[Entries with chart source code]
* start *

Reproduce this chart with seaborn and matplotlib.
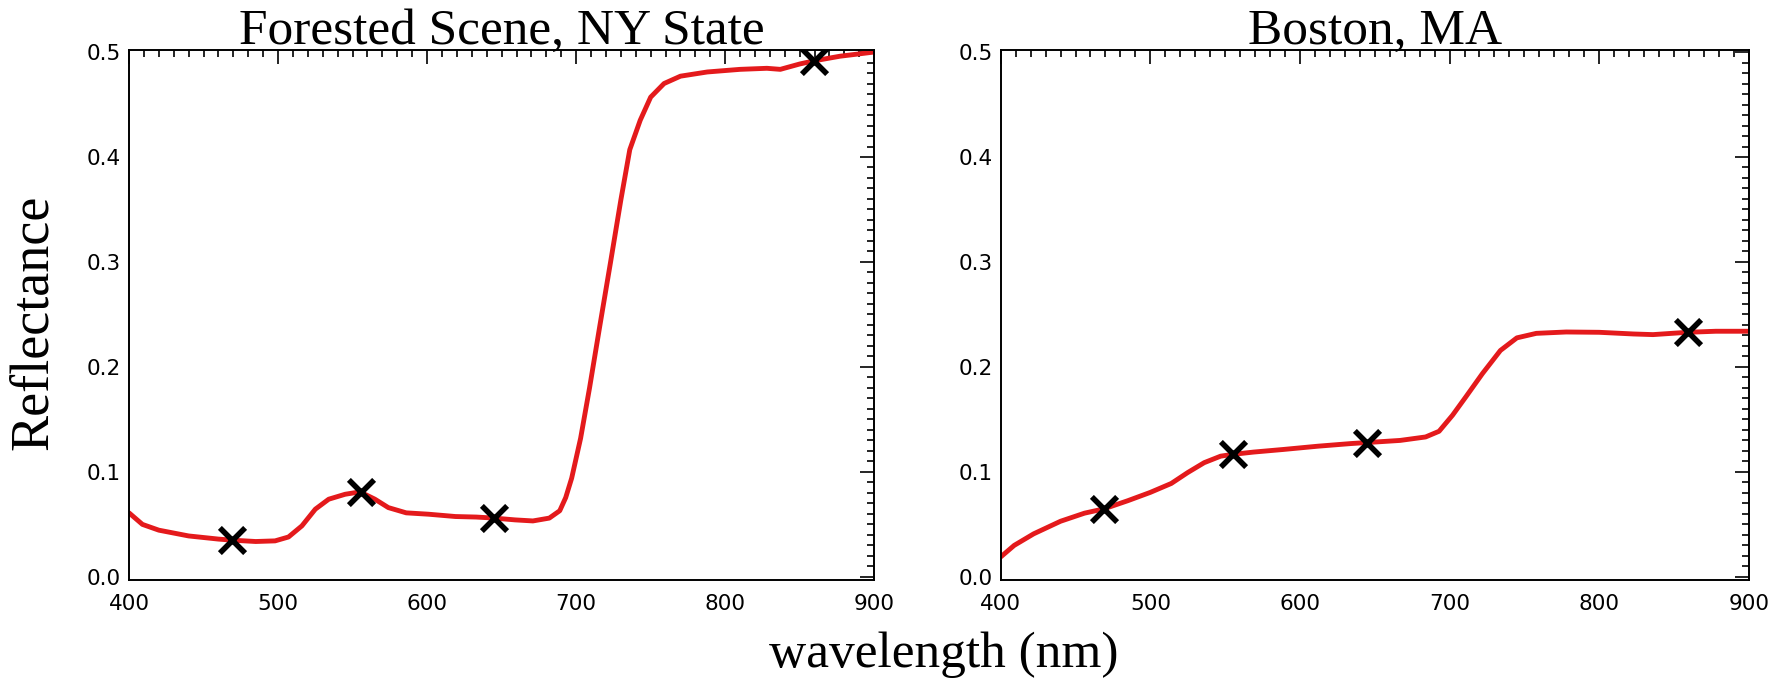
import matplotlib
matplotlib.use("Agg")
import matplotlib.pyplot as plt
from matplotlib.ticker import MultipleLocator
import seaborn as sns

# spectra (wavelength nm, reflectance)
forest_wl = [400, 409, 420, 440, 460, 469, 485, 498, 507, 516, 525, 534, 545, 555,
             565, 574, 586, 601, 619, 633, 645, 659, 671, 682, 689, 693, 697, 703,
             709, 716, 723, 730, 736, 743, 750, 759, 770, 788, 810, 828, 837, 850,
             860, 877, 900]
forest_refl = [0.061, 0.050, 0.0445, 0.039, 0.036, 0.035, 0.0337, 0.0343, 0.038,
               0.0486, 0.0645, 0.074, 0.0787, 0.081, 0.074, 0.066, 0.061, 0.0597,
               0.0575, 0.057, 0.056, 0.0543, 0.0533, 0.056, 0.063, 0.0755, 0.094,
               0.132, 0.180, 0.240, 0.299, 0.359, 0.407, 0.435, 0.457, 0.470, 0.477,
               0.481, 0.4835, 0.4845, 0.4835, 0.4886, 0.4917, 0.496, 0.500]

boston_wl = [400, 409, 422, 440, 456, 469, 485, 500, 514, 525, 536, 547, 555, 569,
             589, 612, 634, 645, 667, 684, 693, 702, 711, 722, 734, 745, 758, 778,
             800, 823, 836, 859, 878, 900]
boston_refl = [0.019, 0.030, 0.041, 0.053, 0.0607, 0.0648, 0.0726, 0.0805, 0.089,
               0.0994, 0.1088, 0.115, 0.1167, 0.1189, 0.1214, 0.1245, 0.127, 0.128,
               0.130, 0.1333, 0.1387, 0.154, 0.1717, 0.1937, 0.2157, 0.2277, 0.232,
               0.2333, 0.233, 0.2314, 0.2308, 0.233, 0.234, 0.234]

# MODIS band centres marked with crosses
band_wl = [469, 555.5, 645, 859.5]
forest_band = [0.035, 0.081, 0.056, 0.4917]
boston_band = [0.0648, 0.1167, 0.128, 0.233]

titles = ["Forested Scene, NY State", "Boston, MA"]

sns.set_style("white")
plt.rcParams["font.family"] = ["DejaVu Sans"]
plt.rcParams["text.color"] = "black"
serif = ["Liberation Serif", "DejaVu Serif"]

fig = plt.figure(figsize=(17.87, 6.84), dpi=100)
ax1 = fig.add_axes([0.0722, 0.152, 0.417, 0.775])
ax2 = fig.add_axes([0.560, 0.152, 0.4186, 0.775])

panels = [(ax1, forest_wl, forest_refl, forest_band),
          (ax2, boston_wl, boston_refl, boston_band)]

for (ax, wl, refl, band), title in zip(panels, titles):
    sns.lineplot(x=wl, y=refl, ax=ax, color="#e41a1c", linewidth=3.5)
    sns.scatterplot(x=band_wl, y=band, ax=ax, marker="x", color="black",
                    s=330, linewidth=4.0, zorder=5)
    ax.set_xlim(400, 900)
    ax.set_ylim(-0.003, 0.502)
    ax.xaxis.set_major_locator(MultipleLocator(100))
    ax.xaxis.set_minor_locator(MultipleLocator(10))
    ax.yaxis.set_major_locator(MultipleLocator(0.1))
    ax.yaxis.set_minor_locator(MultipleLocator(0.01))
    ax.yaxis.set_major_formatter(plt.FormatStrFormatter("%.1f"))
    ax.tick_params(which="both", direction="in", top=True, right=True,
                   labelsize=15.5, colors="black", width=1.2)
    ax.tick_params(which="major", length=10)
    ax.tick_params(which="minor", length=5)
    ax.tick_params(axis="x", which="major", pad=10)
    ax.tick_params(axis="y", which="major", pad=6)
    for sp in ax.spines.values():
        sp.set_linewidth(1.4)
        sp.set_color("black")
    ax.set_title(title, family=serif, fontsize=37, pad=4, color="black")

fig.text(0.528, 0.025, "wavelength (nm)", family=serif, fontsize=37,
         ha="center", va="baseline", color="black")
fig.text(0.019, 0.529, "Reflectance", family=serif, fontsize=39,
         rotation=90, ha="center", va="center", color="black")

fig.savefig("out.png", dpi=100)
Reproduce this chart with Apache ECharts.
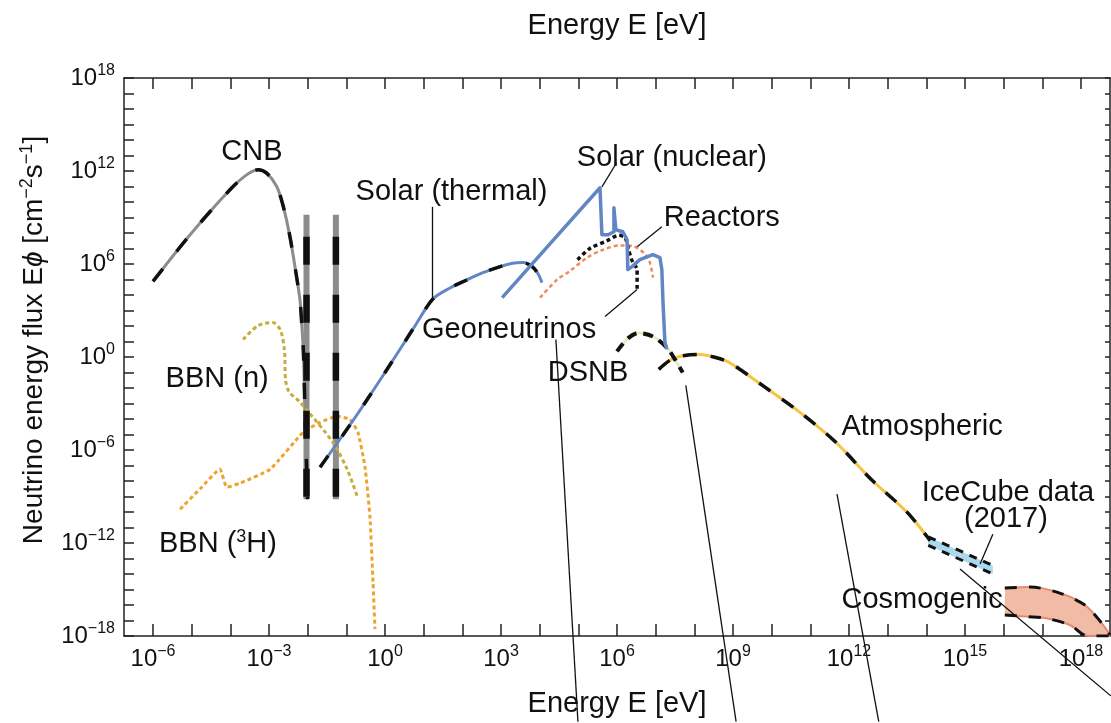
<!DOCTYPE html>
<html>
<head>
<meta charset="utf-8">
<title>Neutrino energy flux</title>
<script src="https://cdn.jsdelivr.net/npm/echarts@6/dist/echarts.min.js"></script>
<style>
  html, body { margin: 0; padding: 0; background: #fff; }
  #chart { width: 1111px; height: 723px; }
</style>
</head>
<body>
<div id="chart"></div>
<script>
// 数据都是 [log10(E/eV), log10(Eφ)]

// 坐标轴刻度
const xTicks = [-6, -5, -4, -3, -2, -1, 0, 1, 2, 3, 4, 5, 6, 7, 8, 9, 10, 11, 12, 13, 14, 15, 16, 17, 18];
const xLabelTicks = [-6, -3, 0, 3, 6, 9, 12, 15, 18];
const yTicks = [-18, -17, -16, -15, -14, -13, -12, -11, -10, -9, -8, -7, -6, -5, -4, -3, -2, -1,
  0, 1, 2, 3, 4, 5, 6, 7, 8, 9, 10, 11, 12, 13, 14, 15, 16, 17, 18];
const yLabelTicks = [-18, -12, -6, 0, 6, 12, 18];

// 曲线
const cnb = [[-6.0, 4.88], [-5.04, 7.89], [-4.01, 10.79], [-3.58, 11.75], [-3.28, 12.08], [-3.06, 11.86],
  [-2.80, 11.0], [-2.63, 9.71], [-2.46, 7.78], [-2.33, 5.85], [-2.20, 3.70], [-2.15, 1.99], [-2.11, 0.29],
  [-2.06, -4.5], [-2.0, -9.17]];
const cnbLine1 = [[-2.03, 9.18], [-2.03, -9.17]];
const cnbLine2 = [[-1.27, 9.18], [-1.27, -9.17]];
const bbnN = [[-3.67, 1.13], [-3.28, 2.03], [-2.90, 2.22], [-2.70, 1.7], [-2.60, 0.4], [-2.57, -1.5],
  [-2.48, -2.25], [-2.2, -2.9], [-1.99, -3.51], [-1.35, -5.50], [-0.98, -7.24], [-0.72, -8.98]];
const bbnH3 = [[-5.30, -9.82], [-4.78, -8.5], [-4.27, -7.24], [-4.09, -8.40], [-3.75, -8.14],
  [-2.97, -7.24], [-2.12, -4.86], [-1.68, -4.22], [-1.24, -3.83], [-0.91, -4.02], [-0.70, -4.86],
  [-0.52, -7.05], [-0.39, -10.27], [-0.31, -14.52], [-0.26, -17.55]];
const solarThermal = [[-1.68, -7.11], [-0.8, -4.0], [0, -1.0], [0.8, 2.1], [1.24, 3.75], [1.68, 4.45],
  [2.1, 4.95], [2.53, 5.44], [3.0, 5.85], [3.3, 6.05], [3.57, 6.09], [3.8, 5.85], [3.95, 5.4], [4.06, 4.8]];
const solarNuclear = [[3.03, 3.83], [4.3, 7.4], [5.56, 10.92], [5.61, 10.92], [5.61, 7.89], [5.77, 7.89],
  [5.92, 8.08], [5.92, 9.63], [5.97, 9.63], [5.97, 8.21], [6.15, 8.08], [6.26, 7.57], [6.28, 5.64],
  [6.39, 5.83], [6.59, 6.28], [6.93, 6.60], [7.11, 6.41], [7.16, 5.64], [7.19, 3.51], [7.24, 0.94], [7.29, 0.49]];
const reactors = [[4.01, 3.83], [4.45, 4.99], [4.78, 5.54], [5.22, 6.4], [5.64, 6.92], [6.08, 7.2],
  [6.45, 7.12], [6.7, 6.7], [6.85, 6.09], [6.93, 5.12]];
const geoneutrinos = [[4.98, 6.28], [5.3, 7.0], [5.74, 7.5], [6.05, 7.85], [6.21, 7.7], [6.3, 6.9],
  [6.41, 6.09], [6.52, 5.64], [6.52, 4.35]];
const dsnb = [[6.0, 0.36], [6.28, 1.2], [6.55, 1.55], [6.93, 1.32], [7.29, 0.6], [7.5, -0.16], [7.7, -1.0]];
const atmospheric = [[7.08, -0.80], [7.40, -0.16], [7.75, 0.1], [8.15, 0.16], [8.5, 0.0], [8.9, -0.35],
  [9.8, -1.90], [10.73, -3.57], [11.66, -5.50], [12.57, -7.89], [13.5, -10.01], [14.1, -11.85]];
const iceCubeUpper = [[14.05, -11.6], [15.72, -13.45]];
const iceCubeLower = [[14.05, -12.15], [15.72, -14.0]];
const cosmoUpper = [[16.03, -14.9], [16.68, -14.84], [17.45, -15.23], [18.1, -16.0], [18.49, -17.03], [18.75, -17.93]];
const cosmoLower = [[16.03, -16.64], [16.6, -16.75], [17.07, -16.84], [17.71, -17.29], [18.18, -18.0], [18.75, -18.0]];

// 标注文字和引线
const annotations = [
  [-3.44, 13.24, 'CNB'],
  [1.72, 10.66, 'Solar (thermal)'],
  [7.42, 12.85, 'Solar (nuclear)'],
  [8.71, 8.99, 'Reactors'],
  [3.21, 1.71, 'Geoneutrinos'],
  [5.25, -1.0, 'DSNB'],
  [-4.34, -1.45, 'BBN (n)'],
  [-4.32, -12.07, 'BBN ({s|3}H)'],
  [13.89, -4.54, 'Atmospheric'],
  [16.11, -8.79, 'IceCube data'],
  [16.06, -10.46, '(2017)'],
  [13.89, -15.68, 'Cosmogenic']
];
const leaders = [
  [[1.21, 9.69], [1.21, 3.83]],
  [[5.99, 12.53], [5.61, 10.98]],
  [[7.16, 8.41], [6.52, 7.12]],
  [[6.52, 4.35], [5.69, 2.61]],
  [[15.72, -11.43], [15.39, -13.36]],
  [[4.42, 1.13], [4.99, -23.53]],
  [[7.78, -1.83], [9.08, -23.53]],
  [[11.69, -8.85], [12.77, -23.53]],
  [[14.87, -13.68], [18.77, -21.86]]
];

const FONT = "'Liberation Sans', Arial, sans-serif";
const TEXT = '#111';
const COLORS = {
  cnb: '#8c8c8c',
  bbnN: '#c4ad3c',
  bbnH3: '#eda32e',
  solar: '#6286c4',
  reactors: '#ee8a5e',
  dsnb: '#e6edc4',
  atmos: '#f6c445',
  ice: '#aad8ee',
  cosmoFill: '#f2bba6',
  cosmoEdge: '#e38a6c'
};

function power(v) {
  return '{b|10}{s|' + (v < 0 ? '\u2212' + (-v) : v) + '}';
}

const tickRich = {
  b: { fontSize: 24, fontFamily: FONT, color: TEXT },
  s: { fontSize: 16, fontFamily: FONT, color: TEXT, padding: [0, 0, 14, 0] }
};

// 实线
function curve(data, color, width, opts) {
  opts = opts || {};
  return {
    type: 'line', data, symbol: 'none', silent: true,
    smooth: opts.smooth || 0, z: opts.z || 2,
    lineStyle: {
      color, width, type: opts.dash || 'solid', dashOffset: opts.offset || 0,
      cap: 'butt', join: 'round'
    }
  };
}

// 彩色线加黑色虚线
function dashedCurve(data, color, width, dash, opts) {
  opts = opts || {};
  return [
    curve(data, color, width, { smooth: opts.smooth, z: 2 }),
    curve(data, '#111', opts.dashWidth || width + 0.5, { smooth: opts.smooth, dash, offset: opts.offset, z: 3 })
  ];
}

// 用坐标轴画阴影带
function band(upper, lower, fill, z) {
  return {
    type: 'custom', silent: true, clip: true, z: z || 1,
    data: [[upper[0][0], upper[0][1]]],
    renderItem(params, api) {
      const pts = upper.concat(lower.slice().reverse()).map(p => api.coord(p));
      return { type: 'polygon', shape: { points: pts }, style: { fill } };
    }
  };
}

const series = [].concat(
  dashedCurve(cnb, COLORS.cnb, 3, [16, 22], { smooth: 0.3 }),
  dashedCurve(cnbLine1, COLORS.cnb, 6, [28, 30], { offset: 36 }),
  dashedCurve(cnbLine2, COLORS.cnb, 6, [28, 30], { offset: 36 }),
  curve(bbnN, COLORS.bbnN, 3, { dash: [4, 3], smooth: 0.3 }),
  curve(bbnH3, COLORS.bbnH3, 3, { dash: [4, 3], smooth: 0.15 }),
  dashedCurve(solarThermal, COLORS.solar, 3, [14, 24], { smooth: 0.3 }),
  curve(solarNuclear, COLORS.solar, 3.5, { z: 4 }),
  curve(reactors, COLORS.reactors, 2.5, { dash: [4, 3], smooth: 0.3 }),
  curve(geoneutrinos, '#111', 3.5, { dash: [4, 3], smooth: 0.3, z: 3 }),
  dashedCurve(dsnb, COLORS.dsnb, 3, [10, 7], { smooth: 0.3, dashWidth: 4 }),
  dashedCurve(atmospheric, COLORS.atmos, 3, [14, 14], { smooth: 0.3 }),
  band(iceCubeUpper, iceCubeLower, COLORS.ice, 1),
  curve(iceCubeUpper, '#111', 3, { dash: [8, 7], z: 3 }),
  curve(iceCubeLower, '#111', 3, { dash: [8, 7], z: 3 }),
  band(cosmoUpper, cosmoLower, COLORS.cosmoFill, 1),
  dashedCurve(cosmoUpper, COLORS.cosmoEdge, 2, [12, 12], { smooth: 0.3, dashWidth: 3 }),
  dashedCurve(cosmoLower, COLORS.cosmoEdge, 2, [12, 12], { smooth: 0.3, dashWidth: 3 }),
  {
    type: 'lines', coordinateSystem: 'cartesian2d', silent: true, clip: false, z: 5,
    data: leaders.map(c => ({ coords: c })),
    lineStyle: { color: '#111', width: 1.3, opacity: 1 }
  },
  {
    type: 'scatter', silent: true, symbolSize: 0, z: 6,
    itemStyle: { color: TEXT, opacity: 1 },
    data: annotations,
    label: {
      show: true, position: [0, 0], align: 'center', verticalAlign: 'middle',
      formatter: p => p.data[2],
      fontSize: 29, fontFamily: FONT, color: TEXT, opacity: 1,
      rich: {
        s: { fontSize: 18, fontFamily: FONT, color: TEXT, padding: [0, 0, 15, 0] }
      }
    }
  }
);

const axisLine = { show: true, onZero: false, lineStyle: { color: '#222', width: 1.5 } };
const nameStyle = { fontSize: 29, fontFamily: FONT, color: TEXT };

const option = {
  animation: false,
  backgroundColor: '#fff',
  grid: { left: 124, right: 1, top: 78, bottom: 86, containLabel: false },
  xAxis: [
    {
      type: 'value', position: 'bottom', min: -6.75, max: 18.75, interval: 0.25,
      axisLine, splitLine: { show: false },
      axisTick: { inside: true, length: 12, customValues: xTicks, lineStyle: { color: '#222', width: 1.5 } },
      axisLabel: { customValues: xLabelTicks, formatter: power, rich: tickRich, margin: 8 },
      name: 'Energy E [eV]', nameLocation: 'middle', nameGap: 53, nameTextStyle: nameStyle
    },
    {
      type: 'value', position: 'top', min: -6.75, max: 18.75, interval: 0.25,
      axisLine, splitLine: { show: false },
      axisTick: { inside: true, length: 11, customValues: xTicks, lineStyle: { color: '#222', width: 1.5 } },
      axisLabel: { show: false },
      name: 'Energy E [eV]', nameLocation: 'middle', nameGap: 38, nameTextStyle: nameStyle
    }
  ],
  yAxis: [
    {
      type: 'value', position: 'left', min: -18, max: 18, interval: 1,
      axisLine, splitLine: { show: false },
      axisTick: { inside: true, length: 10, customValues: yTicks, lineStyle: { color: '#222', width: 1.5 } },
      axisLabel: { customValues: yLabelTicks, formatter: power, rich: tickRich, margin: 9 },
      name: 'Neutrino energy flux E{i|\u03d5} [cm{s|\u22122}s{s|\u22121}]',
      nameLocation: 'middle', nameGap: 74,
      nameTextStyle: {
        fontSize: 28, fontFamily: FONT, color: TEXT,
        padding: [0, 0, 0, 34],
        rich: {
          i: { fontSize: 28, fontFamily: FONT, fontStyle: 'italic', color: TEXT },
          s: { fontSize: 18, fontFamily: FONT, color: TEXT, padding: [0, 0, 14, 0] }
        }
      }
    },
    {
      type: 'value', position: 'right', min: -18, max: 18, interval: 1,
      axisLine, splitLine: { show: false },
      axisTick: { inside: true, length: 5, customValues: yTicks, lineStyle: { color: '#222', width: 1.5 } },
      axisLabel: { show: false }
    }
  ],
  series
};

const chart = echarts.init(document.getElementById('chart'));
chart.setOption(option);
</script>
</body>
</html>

* end *

## YOUR TASK
Begin at the first line of the data above and repeat each line exactly, stopping after the line containing "import seaborn as sns". Omit the pictures.

## OUTPUT OF THE TASK
Reproduce this chart with seaborn and matplotlib.
import matplotlib
matplotlib.use("Agg")
import matplotlib.pyplot as plt
from matplotlib.ticker import MultipleLocator
import seaborn as sns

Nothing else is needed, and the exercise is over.